begin

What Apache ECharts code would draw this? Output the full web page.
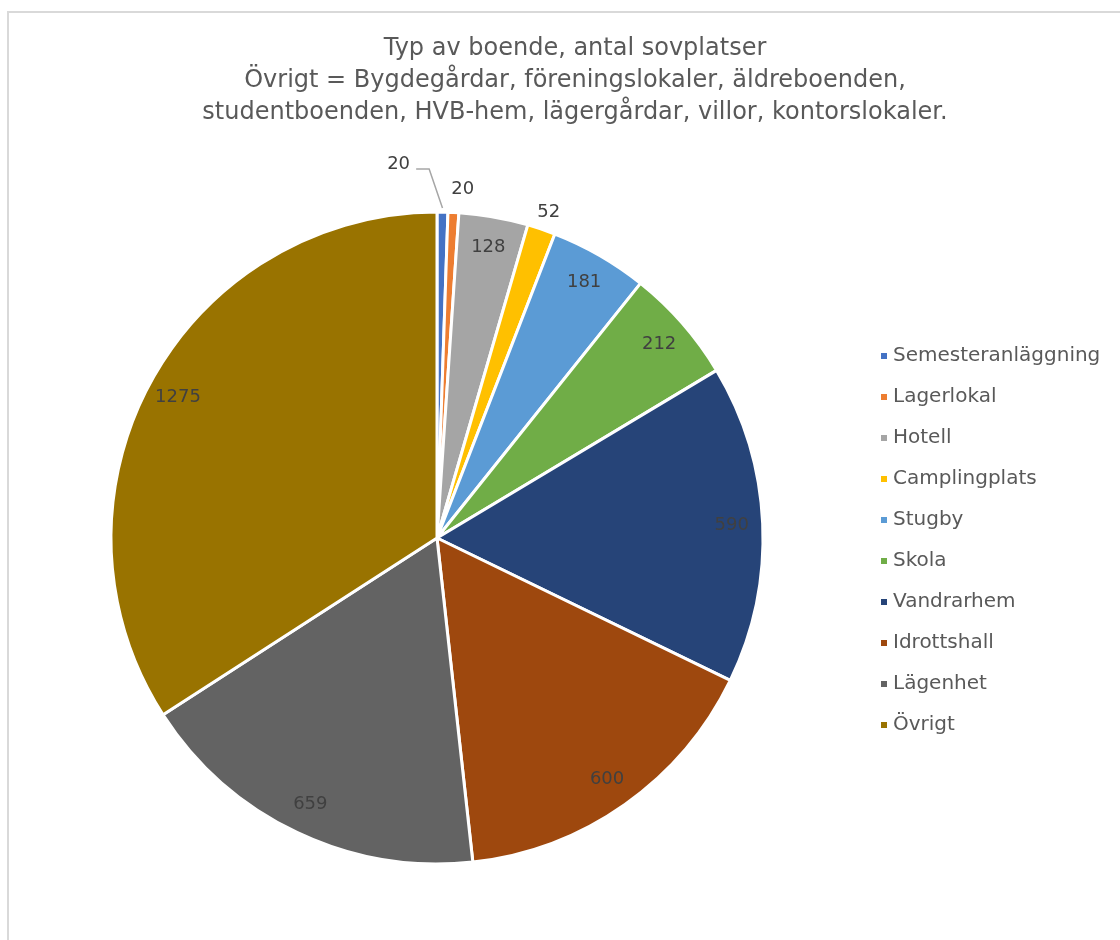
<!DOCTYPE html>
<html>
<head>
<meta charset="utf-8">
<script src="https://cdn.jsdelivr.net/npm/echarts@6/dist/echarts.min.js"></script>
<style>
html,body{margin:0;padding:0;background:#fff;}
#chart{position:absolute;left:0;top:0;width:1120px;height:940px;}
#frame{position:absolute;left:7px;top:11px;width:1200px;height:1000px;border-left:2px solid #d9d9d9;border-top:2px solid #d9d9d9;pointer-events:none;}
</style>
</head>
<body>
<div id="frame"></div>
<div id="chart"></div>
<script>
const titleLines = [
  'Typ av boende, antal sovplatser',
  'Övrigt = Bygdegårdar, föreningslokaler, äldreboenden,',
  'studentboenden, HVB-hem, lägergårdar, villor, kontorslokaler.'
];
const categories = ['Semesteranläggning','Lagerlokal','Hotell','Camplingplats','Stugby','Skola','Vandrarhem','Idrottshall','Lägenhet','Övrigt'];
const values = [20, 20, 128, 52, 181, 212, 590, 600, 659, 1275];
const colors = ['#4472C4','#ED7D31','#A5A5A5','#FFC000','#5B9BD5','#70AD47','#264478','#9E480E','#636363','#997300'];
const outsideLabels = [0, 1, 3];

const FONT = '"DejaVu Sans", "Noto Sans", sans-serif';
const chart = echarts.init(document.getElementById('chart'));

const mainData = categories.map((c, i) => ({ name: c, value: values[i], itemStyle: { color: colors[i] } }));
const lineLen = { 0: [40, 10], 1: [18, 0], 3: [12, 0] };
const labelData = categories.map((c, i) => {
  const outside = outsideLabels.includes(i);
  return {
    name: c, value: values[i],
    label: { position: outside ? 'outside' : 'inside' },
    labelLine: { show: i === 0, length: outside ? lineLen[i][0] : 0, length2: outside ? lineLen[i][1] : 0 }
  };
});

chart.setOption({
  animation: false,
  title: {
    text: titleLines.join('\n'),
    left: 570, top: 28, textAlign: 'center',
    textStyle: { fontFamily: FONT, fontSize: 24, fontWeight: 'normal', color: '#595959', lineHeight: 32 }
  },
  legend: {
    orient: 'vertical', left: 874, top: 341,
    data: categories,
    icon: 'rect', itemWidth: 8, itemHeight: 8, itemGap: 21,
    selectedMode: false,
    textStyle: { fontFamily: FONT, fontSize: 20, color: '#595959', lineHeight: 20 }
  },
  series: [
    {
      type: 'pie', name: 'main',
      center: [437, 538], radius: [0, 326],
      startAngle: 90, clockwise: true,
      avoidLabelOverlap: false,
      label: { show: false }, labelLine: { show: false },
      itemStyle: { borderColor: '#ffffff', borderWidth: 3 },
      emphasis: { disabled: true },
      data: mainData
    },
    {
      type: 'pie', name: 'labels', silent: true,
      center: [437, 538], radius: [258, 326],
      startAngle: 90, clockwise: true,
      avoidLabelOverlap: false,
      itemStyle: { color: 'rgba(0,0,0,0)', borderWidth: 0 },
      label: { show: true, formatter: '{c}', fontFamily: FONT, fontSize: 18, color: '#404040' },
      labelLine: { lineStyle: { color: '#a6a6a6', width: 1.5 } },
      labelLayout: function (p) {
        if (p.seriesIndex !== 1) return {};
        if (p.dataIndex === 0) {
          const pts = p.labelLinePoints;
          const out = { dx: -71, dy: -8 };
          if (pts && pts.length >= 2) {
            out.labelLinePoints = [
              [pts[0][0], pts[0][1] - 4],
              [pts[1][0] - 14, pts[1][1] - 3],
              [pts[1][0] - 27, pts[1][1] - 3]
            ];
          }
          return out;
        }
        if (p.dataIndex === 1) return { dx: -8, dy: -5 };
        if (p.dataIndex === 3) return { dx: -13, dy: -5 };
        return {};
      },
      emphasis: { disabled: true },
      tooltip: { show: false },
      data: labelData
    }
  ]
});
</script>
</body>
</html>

end

--- Directions for this task ---
Reproduce all of the material exactly, apart from the pictures.

--- Complete answer ---
What Apache ECharts code would draw this? Output the full web page.
<!DOCTYPE html>
<html>
<head>
<meta charset="utf-8">
<script src="https://cdn.jsdelivr.net/npm/echarts@6/dist/echarts.min.js"></script>
<style>
html,body{margin:0;padding:0;background:#fff;}
#chart{position:absolute;left:0;top:0;width:1120px;height:940px;}
#frame{position:absolute;left:7px;top:11px;width:1200px;height:1000px;border-left:2px solid #d9d9d9;border-top:2px solid #d9d9d9;pointer-events:none;}
</style>
</head>
<body>
<div id="frame"></div>
<div id="chart"></div>
<script>
const titleLines = [
  'Typ av boende, antal sovplatser',
  'Övrigt = Bygdegårdar, föreningslokaler, äldreboenden,',
  'studentboenden, HVB-hem, lägergårdar, villor, kontorslokaler.'
];
const categories = ['Semesteranläggning','Lagerlokal','Hotell','Camplingplats','Stugby','Skola','Vandrarhem','Idrottshall','Lägenhet','Övrigt'];
const values = [20, 20, 128, 52, 181, 212, 590, 600, 659, 1275];
const colors = ['#4472C4','#ED7D31','#A5A5A5','#FFC000','#5B9BD5','#70AD47','#264478','#9E480E','#636363','#997300'];
const outsideLabels = [0, 1, 3];

const FONT = '"DejaVu Sans", "Noto Sans", sans-serif';
const chart = echarts.init(document.getElementById('chart'));

const mainData = categories.map((c, i) => ({ name: c, value: values[i], itemStyle: { color: colors[i] } }));
const lineLen = { 0: [40, 10], 1: [18, 0], 3: [12, 0] };
const labelData = categories.map((c, i) => {
  const outside = outsideLabels.includes(i);
  return {
    name: c, value: values[i],
    label: { position: outside ? 'outside' : 'inside' },
    labelLine: { show: i === 0, length: outside ? lineLen[i][0] : 0, length2: outside ? lineLen[i][1] : 0 }
  };
});

chart.setOption({
  animation: false,
  title: {
    text: titleLines.join('\n'),
    left: 570, top: 28, textAlign: 'center',
    textStyle: { fontFamily: FONT, fontSize: 24, fontWeight: 'normal', color: '#595959', lineHeight: 32 }
  },
  legend: {
    orient: 'vertical', left: 874, top: 341,
    data: categories,
    icon: 'rect', itemWidth: 8, itemHeight: 8, itemGap: 21,
    selectedMode: false,
    textStyle: { fontFamily: FONT, fontSize: 20, color: '#595959', lineHeight: 20 }
  },
  series: [
    {
      type: 'pie', name: 'main',
      center: [437, 538], radius: [0, 326],
      startAngle: 90, clockwise: true,
      avoidLabelOverlap: false,
      label: { show: false }, labelLine: { show: false },
      itemStyle: { borderColor: '#ffffff', borderWidth: 3 },
      emphasis: { disabled: true },
      data: mainData
    },
    {
      type: 'pie', name: 'labels', silent: true,
      center: [437, 538], radius: [258, 326],
      startAngle: 90, clockwise: true,
      avoidLabelOverlap: false,
      itemStyle: { color: 'rgba(0,0,0,0)', borderWidth: 0 },
      label: { show: true, formatter: '{c}', fontFamily: FONT, fontSize: 18, color: '#404040' },
      labelLine: { lineStyle: { color: '#a6a6a6', width: 1.5 } },
      labelLayout: function (p) {
        if (p.seriesIndex !== 1) return {};
        if (p.dataIndex === 0) {
          const pts = p.labelLinePoints;
          const out = { dx: -71, dy: -8 };
          if (pts && pts.length >= 2) {
            out.labelLinePoints = [
              [pts[0][0], pts[0][1] - 4],
              [pts[1][0] - 14, pts[1][1] - 3],
              [pts[1][0] - 27, pts[1][1] - 3]
            ];
          }
          return out;
        }
        if (p.dataIndex === 1) return { dx: -8, dy: -5 };
        if (p.dataIndex === 3) return { dx: -13, dy: -5 };
        return {};
      },
      emphasis: { disabled: true },
      tooltip: { show: false },
      data: labelData
    }
  ]
});
</script>
</body>
</html>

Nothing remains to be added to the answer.